Héctor Abad Faciolince: Las llamas del fin del mundo
Hay unos versos célebres de Robert Frost en los que el poeta norteamericano se pregunta, tanto metafórica como realmente, de qué manera llegará el apocalipsis: “Some say the world will end in fire / some say in ice” (Unos dicen que el mundo terminará en fuego / otros dicen que en hielo). Viendo lo que ha pasado en mayo de este año es difícil no creer que el fuego será el causante, si no del fin del mundo, al menos de la próxima gran extinción de especies del planeta. El jueves pasado, por ejemplo, se registró la temperatura más alta de la historia de la India desde cuando hay registros confiables: 51ºC en el estado de Rajastán. El promedio de la temperatura de la Tierra este año también ha sido el más alto registrado desde que hay termómetros.
Otro síntoma es el incendio incontrolable que consume bosques, pueblos, ciudades, campos petroleros y arenas bituminosas en la provincia de Alberta, en Canadá. Tal vez la noticia no ha recibido más atención porque no ha habido muertos (gracias a un sofisticado sistema de alertas de evacuación) y porque el desastre ocurre en el segundo país más extenso del mundo, con lo cual sus dimensiones parecen menos dramáticas. En todo caso, si se observan las imágenes y se ven las consecuencias de este incendio, uno tiene la impresión de estar viendo, como en el título de la novela de Yuri Herrera, señales que precederán al fin del mundo. El clima creado por el mismo incendio, los rayos sin lluvia en las nubes producidas por el fuego, la devastación de inmensos territorios, parecen anticipar el apocalipsis o al menos el final del homo sapiens como especie y el derrumbe de todos los sueños de la cultura humana.

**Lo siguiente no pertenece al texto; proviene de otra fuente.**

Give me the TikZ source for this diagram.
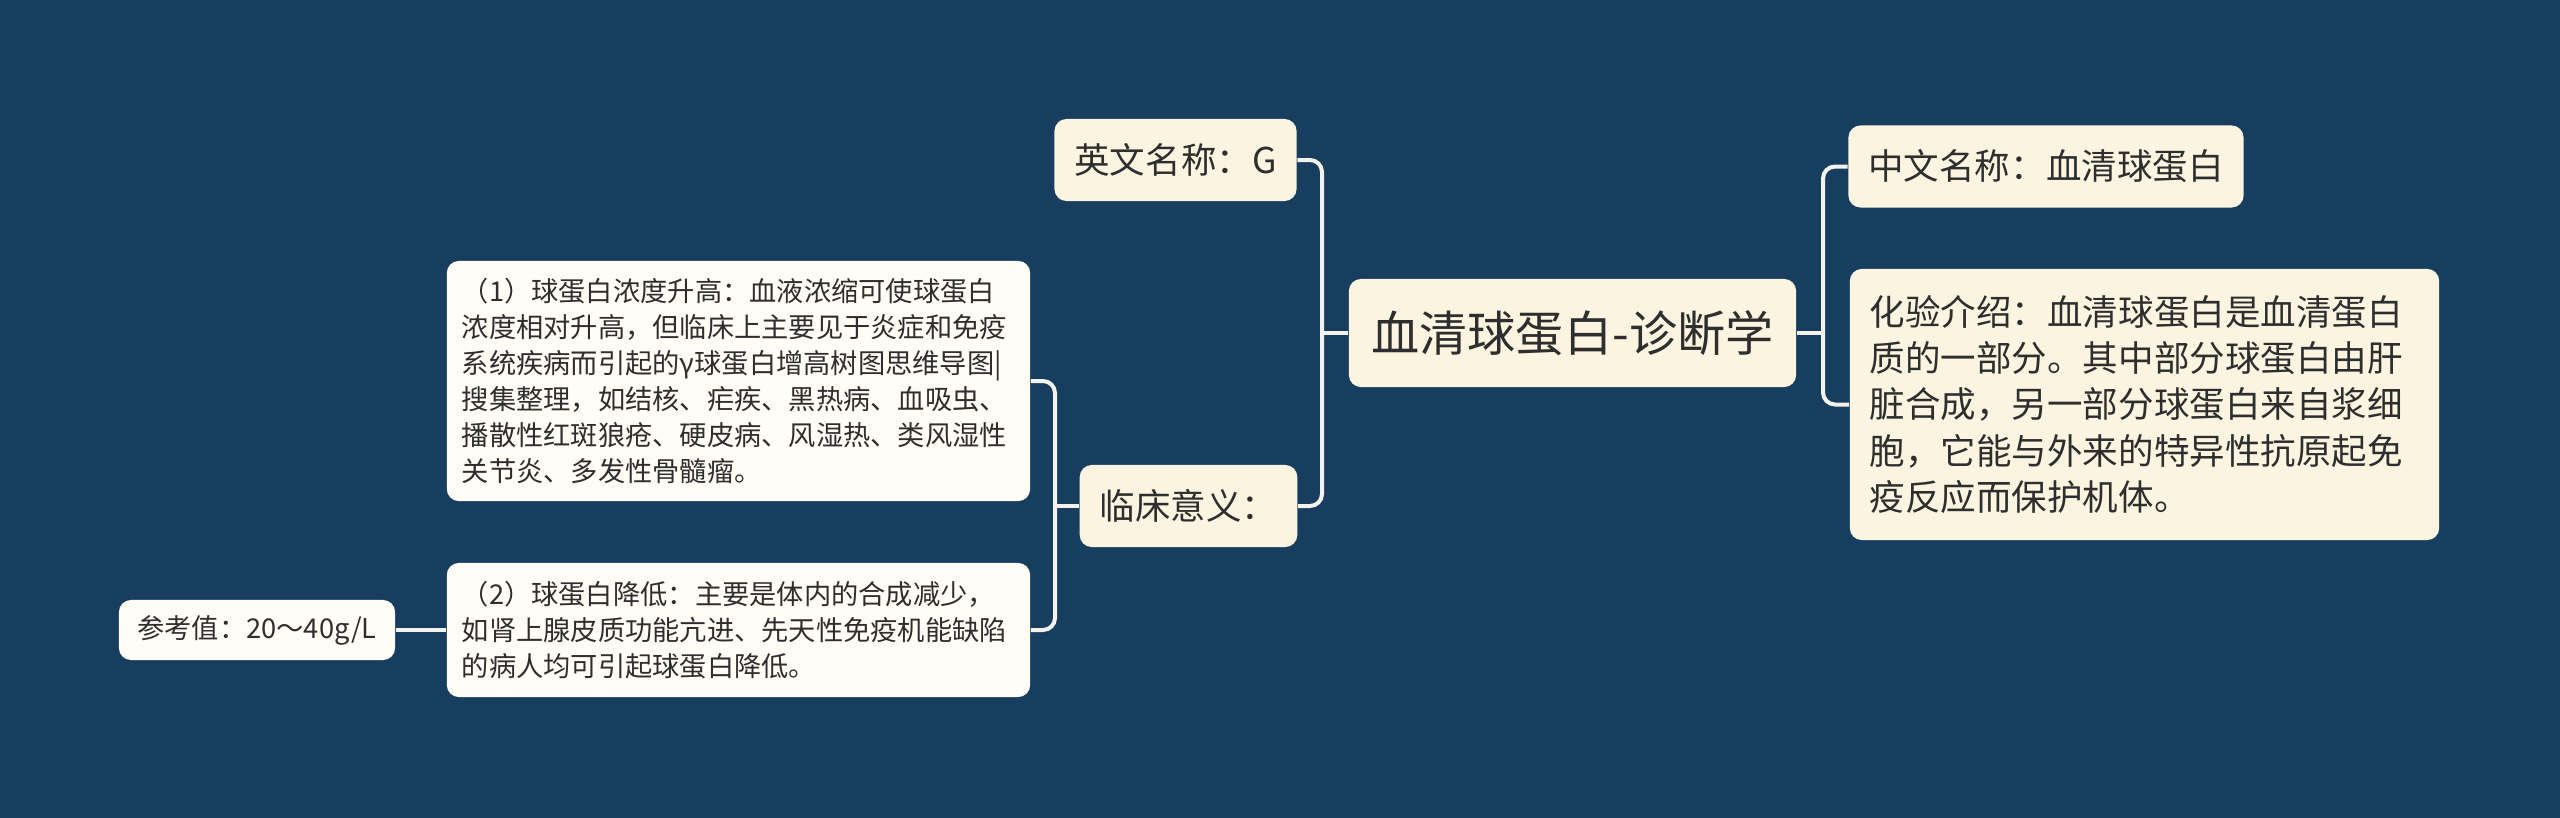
\documentclass[tikz,border=0pt]{standalone}
\usepackage{fontspec}
\setmainfont{Noto Sans CJK SC}
\definecolor{MapNavy}{HTML}{183E5F}
\definecolor{MapCream}{HTML}{FAF4E0}
\definecolor{MapPaper}{HTML}{FFFDF6}
\definecolor{MapInk}{HTML}{2E2E2E}
\definecolor{MapLink}{HTML}{F4F2EC}

\begin{document}
\begin{tikzpicture}[x=0.01cm,y=-0.01cm,line cap=butt,
  box/.style={rounded corners=0.12cm,text=MapInk,inner xsep=0.2cm,inner ysep=0pt},
  rootbox/.style={box,fill=MapCream,font=\fontsize{13.7}{16}\selectfont,minimum width=4.47cm,minimum height=1.08cm},
  topic/.style={box,fill=MapCream,font=\fontsize{10.1}{13.2}\selectfont,minimum height=0.82cm},
  leaf/.style={box,fill=MapPaper,font=\fontsize{7.75}{10.25}\selectfont,inner xsep=0.15cm,minimum height=0.6cm},
  link/.style={MapLink,line width=0.04cm,rounded corners=0.12cm}]
  \useasboundingbox (0,0) rectangle (2560,818);
  \fill[MapNavy] (0,0) rectangle (2560,818);

  % centre and first level
  \node[rootbox] (root) at (1572.5,333) {血清球蛋白-诊断学};
  \node[topic,minimum width=2.39cm] (en) at (1175.5,160) {英文名称：G};
  \node[topic,minimum width=2.13cm] (lc) at (1188.5,506) {临床意义：};
  \node[topic,minimum width=3.92cm] (zh) at (2046,166.5) {中文名称：血清球蛋白};
  \node[topic,text width=5.49cm,align=left,minimum height=2.71cm] (hy) at (2144.5,404.5)
    {化验介绍：血清球蛋白是血清蛋白\\质的一部分。其中部分球蛋白由肝\\脏合成，另一部分球蛋白来自浆细\\胞，它能与外来的特异性抗原起免\\疫反应而保护机体。};

  % second level
  \node[leaf,text width=5.53cm,align=left,minimum height=2.40cm] (up) at (738.5,381)
    {（1）球蛋白浓度升高：血液浓缩可使球蛋白\\浓度相对升高，但临床上主要见于炎症和免疫\\系统疾病而引起的γ球蛋白增高树图思维导图|\\搜集整理，如结核、疟疾、黑热病、血吸虫、\\播散性红斑狼疮、硬皮病、风湿热、类风湿性\\关节炎、多发性骨髓瘤。};
  \node[leaf,text width=5.53cm,align=left,minimum height=1.34cm] (down) at (738.5,630)
    {（2）球蛋白降低：主要是体内的合成减少，\\如肾上腺皮质功能亢进、先天性免疫机能缺陷\\的病人均可引起球蛋白降低。};
  \node[leaf,minimum width=2.76cm] (ref) at (257,630) {参考值：20～40g/L};

  % connectors
  \coordinate (lj) at (1322,333);
  \coordinate (rj) at (1823,333);
  \coordinate (cj) at (1055,506);
  \draw[link] (root.west) -- (lj);
  \draw[link] (en.east) -| (lj);
  \draw[link] (lj) |- (lc.east);
  \draw[link] (root.east) -- (rj);
  \draw[link] (rj) |- (zh.west);
  \draw[link] (rj) |- (hy.west);
  \draw[link] (lc.west) -- (cj);
  \draw[link] (cj) |- (up.east);
  \draw[link] (cj) |- (down.east);
  \draw[link] (ref.east) -- (down.west);
\end{tikzpicture}
\end{document}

La Bestia, como le dicen al incendio canadiense, ha avanzado a un ritmo de 40 metros por minuto, cambiando caóticamente de dirección por los vientos desatados por el mismo incendio, y produciendo tormentas de fuego tan potentes que han sido capaces de saltar un río cuyo cauce tiene un kilómetro de ancho. Este incendio, que sigue ardiendo, ha consumido un territorio que es casi el doble del departamento del Atlántico (5.000 Km2). Una ciudad del tamaño de Chía, de Rionegro o de Jamundí (80 mil personas) tuvo que ser completamente evacuada: Fort Mcmurray.

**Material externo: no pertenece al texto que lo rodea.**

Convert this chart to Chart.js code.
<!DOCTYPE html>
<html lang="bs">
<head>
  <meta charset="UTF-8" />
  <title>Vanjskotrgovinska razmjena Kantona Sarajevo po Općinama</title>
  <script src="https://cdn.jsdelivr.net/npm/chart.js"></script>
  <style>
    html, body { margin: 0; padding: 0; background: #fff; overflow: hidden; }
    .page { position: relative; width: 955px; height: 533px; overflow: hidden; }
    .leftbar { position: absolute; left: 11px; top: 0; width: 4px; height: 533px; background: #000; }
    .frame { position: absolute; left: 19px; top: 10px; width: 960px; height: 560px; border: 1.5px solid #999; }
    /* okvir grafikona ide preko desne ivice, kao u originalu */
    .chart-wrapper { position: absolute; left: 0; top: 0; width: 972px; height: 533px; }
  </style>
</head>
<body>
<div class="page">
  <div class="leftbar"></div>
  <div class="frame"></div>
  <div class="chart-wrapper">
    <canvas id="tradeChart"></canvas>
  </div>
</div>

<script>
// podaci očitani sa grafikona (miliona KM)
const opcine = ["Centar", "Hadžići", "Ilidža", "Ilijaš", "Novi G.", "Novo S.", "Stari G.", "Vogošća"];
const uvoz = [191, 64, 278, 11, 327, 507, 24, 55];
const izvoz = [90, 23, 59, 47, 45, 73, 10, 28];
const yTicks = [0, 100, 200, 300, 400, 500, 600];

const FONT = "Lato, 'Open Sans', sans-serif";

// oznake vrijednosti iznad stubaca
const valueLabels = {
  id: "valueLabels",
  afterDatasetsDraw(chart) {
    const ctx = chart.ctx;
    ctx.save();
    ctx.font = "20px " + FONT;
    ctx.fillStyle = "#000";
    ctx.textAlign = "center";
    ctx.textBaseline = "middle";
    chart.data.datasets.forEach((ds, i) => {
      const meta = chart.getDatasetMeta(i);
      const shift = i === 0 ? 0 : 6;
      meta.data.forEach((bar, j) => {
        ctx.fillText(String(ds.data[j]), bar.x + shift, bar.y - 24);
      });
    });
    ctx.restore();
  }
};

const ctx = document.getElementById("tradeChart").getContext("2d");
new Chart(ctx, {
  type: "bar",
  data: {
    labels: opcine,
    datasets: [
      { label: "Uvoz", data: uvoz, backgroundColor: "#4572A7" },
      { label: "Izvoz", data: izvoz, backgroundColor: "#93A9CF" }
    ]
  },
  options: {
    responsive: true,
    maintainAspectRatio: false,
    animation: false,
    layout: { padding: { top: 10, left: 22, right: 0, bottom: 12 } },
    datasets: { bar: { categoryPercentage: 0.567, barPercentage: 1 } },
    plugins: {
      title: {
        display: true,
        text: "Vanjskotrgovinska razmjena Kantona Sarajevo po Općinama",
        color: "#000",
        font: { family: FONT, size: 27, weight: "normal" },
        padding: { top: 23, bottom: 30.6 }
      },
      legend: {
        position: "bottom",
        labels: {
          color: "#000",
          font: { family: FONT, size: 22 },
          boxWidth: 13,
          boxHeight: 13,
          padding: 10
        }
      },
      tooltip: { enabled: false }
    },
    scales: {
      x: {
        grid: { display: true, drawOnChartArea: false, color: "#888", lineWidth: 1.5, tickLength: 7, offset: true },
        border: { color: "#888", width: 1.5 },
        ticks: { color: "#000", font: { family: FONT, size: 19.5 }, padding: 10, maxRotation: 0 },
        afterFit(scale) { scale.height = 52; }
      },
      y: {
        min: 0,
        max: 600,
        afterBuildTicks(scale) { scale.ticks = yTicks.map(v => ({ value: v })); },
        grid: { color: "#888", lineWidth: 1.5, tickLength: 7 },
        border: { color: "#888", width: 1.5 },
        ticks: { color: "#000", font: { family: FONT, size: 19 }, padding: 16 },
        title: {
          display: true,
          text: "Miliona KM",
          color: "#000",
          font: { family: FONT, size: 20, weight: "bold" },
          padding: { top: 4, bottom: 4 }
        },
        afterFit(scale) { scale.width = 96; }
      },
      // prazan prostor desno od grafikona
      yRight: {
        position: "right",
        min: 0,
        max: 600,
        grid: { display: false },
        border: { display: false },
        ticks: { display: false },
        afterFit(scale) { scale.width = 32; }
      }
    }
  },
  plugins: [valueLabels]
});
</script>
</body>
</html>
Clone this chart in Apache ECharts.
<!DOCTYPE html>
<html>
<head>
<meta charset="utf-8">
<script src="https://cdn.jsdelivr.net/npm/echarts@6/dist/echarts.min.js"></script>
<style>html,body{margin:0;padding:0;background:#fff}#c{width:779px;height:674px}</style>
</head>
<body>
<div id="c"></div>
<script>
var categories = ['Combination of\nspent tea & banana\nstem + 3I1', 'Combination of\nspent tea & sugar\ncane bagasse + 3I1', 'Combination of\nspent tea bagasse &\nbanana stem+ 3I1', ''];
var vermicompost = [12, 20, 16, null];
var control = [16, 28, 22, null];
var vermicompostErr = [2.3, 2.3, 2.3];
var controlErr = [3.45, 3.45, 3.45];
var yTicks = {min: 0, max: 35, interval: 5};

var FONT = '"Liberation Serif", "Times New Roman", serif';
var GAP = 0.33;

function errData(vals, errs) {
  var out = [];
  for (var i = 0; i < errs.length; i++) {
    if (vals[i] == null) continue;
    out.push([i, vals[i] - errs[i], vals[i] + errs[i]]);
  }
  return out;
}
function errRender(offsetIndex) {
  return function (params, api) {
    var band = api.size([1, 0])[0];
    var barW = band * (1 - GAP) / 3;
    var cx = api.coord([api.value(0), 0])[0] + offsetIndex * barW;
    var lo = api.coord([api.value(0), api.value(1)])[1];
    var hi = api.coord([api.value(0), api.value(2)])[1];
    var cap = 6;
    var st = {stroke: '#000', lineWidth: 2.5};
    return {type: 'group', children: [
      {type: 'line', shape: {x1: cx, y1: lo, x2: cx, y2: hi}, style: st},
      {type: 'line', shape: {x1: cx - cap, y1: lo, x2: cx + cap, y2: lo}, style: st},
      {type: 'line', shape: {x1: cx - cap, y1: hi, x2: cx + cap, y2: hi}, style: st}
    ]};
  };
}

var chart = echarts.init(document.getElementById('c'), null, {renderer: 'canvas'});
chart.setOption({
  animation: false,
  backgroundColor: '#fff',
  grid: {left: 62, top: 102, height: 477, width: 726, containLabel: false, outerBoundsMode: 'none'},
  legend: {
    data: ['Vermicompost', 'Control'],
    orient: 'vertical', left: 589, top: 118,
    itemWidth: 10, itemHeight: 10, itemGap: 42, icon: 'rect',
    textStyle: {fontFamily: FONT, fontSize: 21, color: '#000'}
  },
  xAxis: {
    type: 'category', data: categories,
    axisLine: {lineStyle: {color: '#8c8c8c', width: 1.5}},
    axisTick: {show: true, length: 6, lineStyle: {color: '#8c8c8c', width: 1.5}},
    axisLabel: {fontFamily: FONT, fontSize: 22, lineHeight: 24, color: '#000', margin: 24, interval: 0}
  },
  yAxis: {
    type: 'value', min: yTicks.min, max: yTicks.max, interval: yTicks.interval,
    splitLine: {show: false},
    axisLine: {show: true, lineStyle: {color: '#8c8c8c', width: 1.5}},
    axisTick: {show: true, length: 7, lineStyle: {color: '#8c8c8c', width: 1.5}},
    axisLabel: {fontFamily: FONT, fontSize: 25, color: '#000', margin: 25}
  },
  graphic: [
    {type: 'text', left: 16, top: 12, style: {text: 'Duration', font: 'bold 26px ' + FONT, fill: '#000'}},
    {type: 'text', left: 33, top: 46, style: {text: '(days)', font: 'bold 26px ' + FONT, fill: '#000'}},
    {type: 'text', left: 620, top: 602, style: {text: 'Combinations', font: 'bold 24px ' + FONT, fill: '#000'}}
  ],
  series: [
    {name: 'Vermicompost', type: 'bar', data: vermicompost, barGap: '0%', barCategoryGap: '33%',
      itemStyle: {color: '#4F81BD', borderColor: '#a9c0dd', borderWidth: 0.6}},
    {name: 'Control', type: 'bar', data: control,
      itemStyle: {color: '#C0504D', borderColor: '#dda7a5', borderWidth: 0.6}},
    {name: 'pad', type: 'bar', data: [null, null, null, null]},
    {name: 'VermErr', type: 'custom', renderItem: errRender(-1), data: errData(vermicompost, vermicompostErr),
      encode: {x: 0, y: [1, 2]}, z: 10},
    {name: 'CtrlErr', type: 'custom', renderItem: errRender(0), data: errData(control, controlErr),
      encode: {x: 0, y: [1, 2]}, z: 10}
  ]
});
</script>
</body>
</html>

En vez de leer estas palabras, vean los videos de la gente huyendo entre el humo y las llamaradas. La capital de Alberta, Edmonton, está a 435 km del corazón del incendio. Pese a esta distancia, la capital está envuelta en una nube que parece niebla y es humo. La calidad del aire está apenas en los límites de lo tolerable. Es como si hubiera un incendio en Turbo y sus efectos se sintieran en Cartagena y en Medellín. Como si un incendio en Cali hiciera irrespirable el aire de Bogotá.
Un invierno más seco de lo habitual, una primavera insólitamente cálida (32ºC en Fort Mcmurray el 3 de mayo), los riesgos inherentes a la explotación petrolera y unos bosques proclives a ser leña de incendios crearon las circunstancias ideales para el desastre natural más costoso de la historia de Canadá. Las solas compañías aseguradoras tendrán que desembolsar entre 3 y 9 millardos de dólares para indemnizar a los damnificados que todo lo perdieron.
Habrá quien diga que los incendios son algo frecuente en Canadá y que en otras partes del mundo también son comunes desde siempre. Hace siete años Australia tuvo, por ejemplo, su Sábado Negro, otro descomunal incendio precedido por temperaturas insólitamente altas (45ºC), el más catastrófico de la historia de ese país, con pérdidas inmensas de vida animal. También se podría ir más lejos, hasta la antigüedad, y mencionar el incendio que destruyó a Roma en el año 64. Nerón acusó del fuego a los cristianos y los cristianos a Nerón (y al parecer los causantes no fueron ni el uno ni los otros). O el fuego que destruyó el 80% de Londres en 1666. Pero siempre la sequía y el calor son el prólogo de estos incendios. Y sequía y calor parecen ser el epílogo del mundo que viene.